-- start Source data --

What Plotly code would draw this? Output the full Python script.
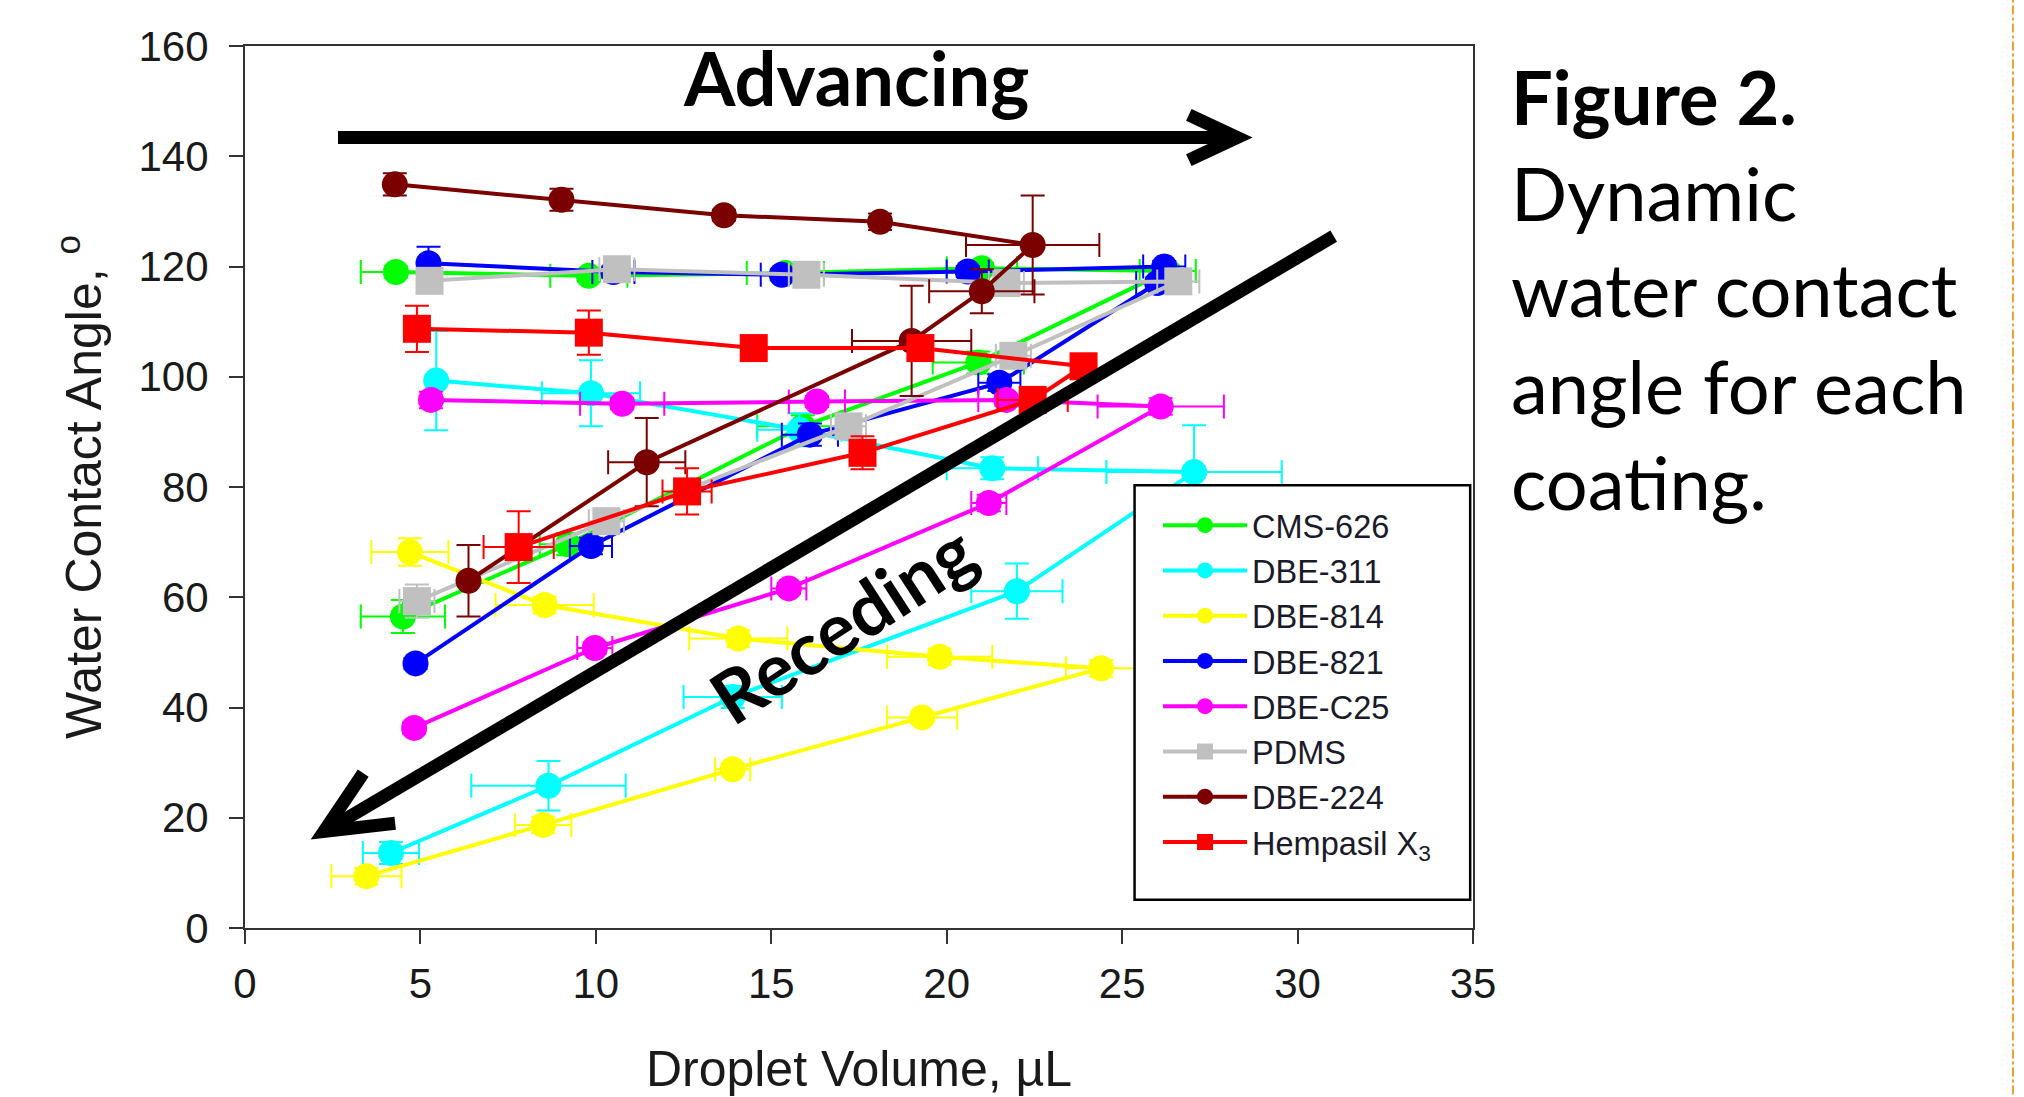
import plotly.graph_objects as go

# ---------------- data ----------------
series_names = ["CMS-626", "DBE-311", "DBE-814", "DBE-821", "DBE-C25", "PDMS", "DBE-224", "Hempasil X<sub>3</sub>"]
series_colors = ["#00FF00", "#00FFFF", "#FFFF00", "#0000FF", "#FF00FF", "#C0C0C0", "#7B0000", "#FF0000"]
series_symbols = ["circle", "circle", "circle", "circle", "circle", "square", "circle", "square"]

cms626_x = [4.3, 9.8, 15.4, 21.0, 26.3, 20.9, 15.9, 9.2, 4.5]
cms626_y = [119.0, 118.3, 118.8, 119.7, 119.2, 102.6, 91.0, 69.6, 56.5]
cms626_ex = [1.0, 1.1, 1.1, 1.0, 0.8, 1.3, 1.3, 0.8, 1.2]
cms626_ey = [1.0, 1.0, 1.0, 1.0, 1.0, 2.0, 2.0, 2.0, 3.0]

dbe311_x = [5.45, 9.86, 15.8, 21.3, 27.05, 22.0, 13.9, 8.65, 4.16]
dbe311_y = [99.3, 97.0, 90.4, 83.4, 82.7, 61.1, 41.9, 25.8, 13.6]
dbe311_ex = [None, 1.4, 1.2, 1.3, 2.5, 1.3, 1.4, 2.2, 0.8]
dbe311_ey = [9.0, 6.0, 3.0, 2.0, 8.5, 5.0, 2.0, 4.5, 2.0]

dbe814_x = [4.7, 8.54, 14.06, 19.8, 24.4, 19.3, 13.9, 8.5, 3.46]
dbe814_y = [68.2, 58.6, 52.5, 49.2, 47.1, 38.2, 28.8, 18.7, 9.4]
dbe814_ex = [1.1, 1.4, 1.4, 1.5, 1.0, 1.0, 0.5, 0.8, 1.0]
dbe814_ey = [2.5, 1.5, 1.5, 1.5, 1.5, 1.0, 1.0, 1.5, 1.5]

dbe821_x = [5.23, 10.5, 15.3, 20.6, 26.2, 26.0, 21.5, 16.1, 9.86, 4.86]
dbe821_y = [120.6, 119.0, 118.5, 119.1, 120.0, 117.0, 98.9, 89.5, 69.3, 48.0]
dbe821_ex = [None, 0.6, 0.6, 0.6, 0.6, 0.6, 0.6, 0.8, 0.6, None]
dbe821_ey = [3.0, 1.0, 1.0, 1.0, 1.0, 1.0, 1.5, 2.0, 1.5, 1.0]

dbec25_x = [5.3, 10.75, 16.3, 21.7, 26.1, 21.2, 15.5, 9.97, 4.82]
dbec25_y = [95.8, 95.1, 95.5, 95.8, 94.6, 77.1, 61.6, 50.8, 36.3]
dbec25_ex = [None, 1.2, 0.8, 0.8, 1.8, 0.5, 0.5, 0.5, None]
dbec25_ey = [1.5, 1.0, 1.0, 1.0, 1.5, 1.5, 1.0, 1.0, 1.0]

pdms_x = [5.26, 10.6, 16.0, 21.7, 26.6, 21.9, 17.2, 10.3, 4.9]
pdms_y = [117.4, 119.5, 118.5, 117.0, 117.3, 103.8, 91.0, 73.8, 59.3]
pdms_ex = [None, 0.5, 0.5, 0.5, 0.6, 0.5, 0.5, 0.5, 0.5]
pdms_ey = [1.0, 1.0, 1.0, 1.0, 1.0, 1.0, 1.0, 1.0, 3.0]

dbe224_x = [4.27, 9.02, 13.65, 18.1, 22.45, 21.0, 19.0, 11.45, 6.37]
dbe224_y = [134.9, 132.1, 129.3, 128.1, 123.9, 115.5, 106.5, 84.5, 63.0]
dbe224_ex = [None, None, None, None, 1.9, 1.5, 1.7, 1.1, None]
dbe224_ey = [2.0, 2.0, 1.0, 1.5, 9.0, 4.0, 10.0, 8.0, 6.5]

hemp_x = [4.9, 9.8, 14.5, 19.25, 23.9, 22.45, 17.6, 12.6, 7.8]
hemp_y = [108.7, 108.0, 105.2, 105.2, 101.9, 95.8, 86.2, 79.2, 69.1]
hemp_ex = [None, None, None, None, None, 1.0, None, 0.7, 1.0]
hemp_ey = [4.2, 4.0, 1.0, 1.0, 1.5, 1.5, 3.0, 4.2, 6.5]

all_x = [cms626_x, dbe311_x, dbe814_x, dbe821_x, dbec25_x, pdms_x, dbe224_x, hemp_x]
all_y = [cms626_y, dbe311_y, dbe814_y, dbe821_y, dbec25_y, pdms_y, dbe224_y, hemp_y]
all_ex = [cms626_ex, dbe311_ex, dbe814_ex, dbe821_ex, dbec25_ex, pdms_ex, dbe224_ex, hemp_ex]
all_ey = [cms626_ey, dbe311_ey, dbe814_ey, dbe821_ey, dbec25_ey, pdms_ey, dbe224_ey, hemp_ey]

x_ticks = [0, 5, 10, 15, 20, 25, 30, 35]
y_ticks = [0, 20, 40, 60, 80, 100, 120, 140, 160]

# arrows (data coordinates)
adv_arrow = dict(x0=2.65, x1=28.28, y=143.4, wing_x=26.9, wing_dy=4.1)
rec_arrow = dict(x0=31.03, y0=125.5, x1=2.25, y1=17.5, w1=(3.37, 28.1), w2=(4.28, 19.0))

# ---------------- figure ----------------
fig = go.Figure()
for name, col, sym, xs, ys, exs, eys in zip(series_names, series_colors, series_symbols,
                                            all_x, all_y, all_ex, all_ey):
    fig.add_trace(go.Scatter(
        x=xs, y=ys, name=name, mode="lines+markers",
        line=dict(color=col, width=4),
        marker=dict(color=col, symbol=sym, size=28 if sym == "square" else 26, line=dict(width=0)),
        error_x=dict(type="data", array=exs, color=col, thickness=2, width=12, visible=True),
        error_y=dict(type="data", array=eys, color=col, thickness=2, width=12, visible=True),
    ))

TICKFONT = dict(family="Arial, Liberation Sans", size=42, color="#1a1a1a")
TITLEFONT = dict(family="Arial, Liberation Sans", size=50, color="#1a1a1a")

fig.update_xaxes(range=[0, 35], tickvals=x_ticks, ticks="outside", ticklen=14, tickwidth=2,
                 tickcolor="#333", showline=True, linecolor="#333", linewidth=2, mirror=True,
                 showgrid=False, zeroline=False, tickfont=TICKFONT, ticklabelstandoff=4,
                 automargin=False,
                 title=dict(text="Droplet Volume, µL", font=TITLEFONT, standoff=46))
fig.update_yaxes(range=[0, 160], tickvals=y_ticks, ticks="outside", ticklen=14, tickwidth=2,
                 tickcolor="#333", showline=True, linecolor="#333", linewidth=2, mirror=True,
                 showgrid=False, zeroline=False, tickfont=TICKFONT, ticklabelstandoff=12,
                 automargin=False,
                 title=dict(text="Water Contact Angle, <sup>o</sup>", font=TITLEFONT, standoff=21))

shapes = []
# Advancing arrow
a = adv_arrow
shapes.append(dict(type="line", xref="x", yref="y", x0=a["x0"], x1=a["x1"] - 0.2, y0=a["y"], y1=a["y"],
                   line=dict(color="black", width=13)))
shapes.append(dict(type="path", xref="x", yref="y",
                   path=f"M {a['wing_x']},{a['y'] + a['wing_dy']} L {a['x1']},{a['y']} L {a['wing_x']},{a['y'] - a['wing_dy']}",
                   line=dict(color="black", width=13)))
# Receding arrow
r = rec_arrow
shapes.append(dict(type="line", xref="x", yref="y", x0=r["x0"], y0=r["y0"], x1=r["x1"] + 0.25, y1=r["y1"] + 0.9,
                   line=dict(color="black", width=13)))
shapes.append(dict(type="path", xref="x", yref="y",
                   path=f"M {r['w1'][0]},{r['w1'][1]} L {r['x1']},{r['y1']} L {r['w2'][0]},{r['w2'][1]}",
                   line=dict(color="black", width=13)))
# legend frame (white box above the data, native legend drawn on top of it)
shapes.append(dict(type="rect", xref="paper", yref="paper", x0=0.7244, x1=0.9977, y0=0.0321, y1=0.5019,
                   layer="above", fillcolor="white", line=dict(color="black", width=2.5)))
# orange dash-dot page border on the right
shapes.append(dict(type="line", xref="paper", yref="paper", x0=1.4397, x1=1.4397, y0=-0.25, y1=1.1,
                   line=dict(color="#F0A030", width=2, dash="dashdot")))
fig.update_layout(shapes=shapes)

annotations = [
    dict(text="<b>Advancing</b>", x=17.41, y=154.3, xref="x", yref="y", showarrow=False,
         font=dict(family="Lato", size=74, color="black")),
    dict(text="<b>Receding</b>", x=17.03, y=55.3, xref="x", yref="y", showarrow=False, textangle=-33,
         font=dict(family="Lato", size=73, color="black")),
    dict(text="<b>Figure 2.</b><br>Dynamic<br>water contact<br>angle for each<br>coating.",
         x=1.0293, y=0.996, xref="paper", yref="paper", xanchor="left", yanchor="top", align="left",
         showarrow=False, font=dict(family="Lato", size=74, color="black")),
]
fig.update_layout(annotations=annotations)

fig.update_layout(
    width=2024, height=1097,
    margin=dict(l=245, r=551, t=46, b=169, autoexpand=False),
    paper_bgcolor="white", plot_bgcolor="white",
    showlegend=True,
    legend=dict(x=0.7435, y=0.4880, xanchor="left", yanchor="top",
                bgcolor="rgba(0,0,0,0)", borderwidth=0,
                font=dict(family="Arial, Liberation Sans", size=32.5, color="#1a1a2a"),
                itemwidth=84),
)

# remove the default 8px page margin so the figure fills the window exactly
fig.write_html("out.html", config={"displayModeBar": False},
               post_script="document.body.style.margin='0px';document.body.style.overflow='hidden';")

-- end Source data --

◆ Task to complete
Repeat, with no pictures, each line from the beginning of the data through the line containing "import plotly.graph_objects as go", inclusive.

◆ Answer to the task
What Plotly code would draw this? Output the full Python script.
import plotly.graph_objects as go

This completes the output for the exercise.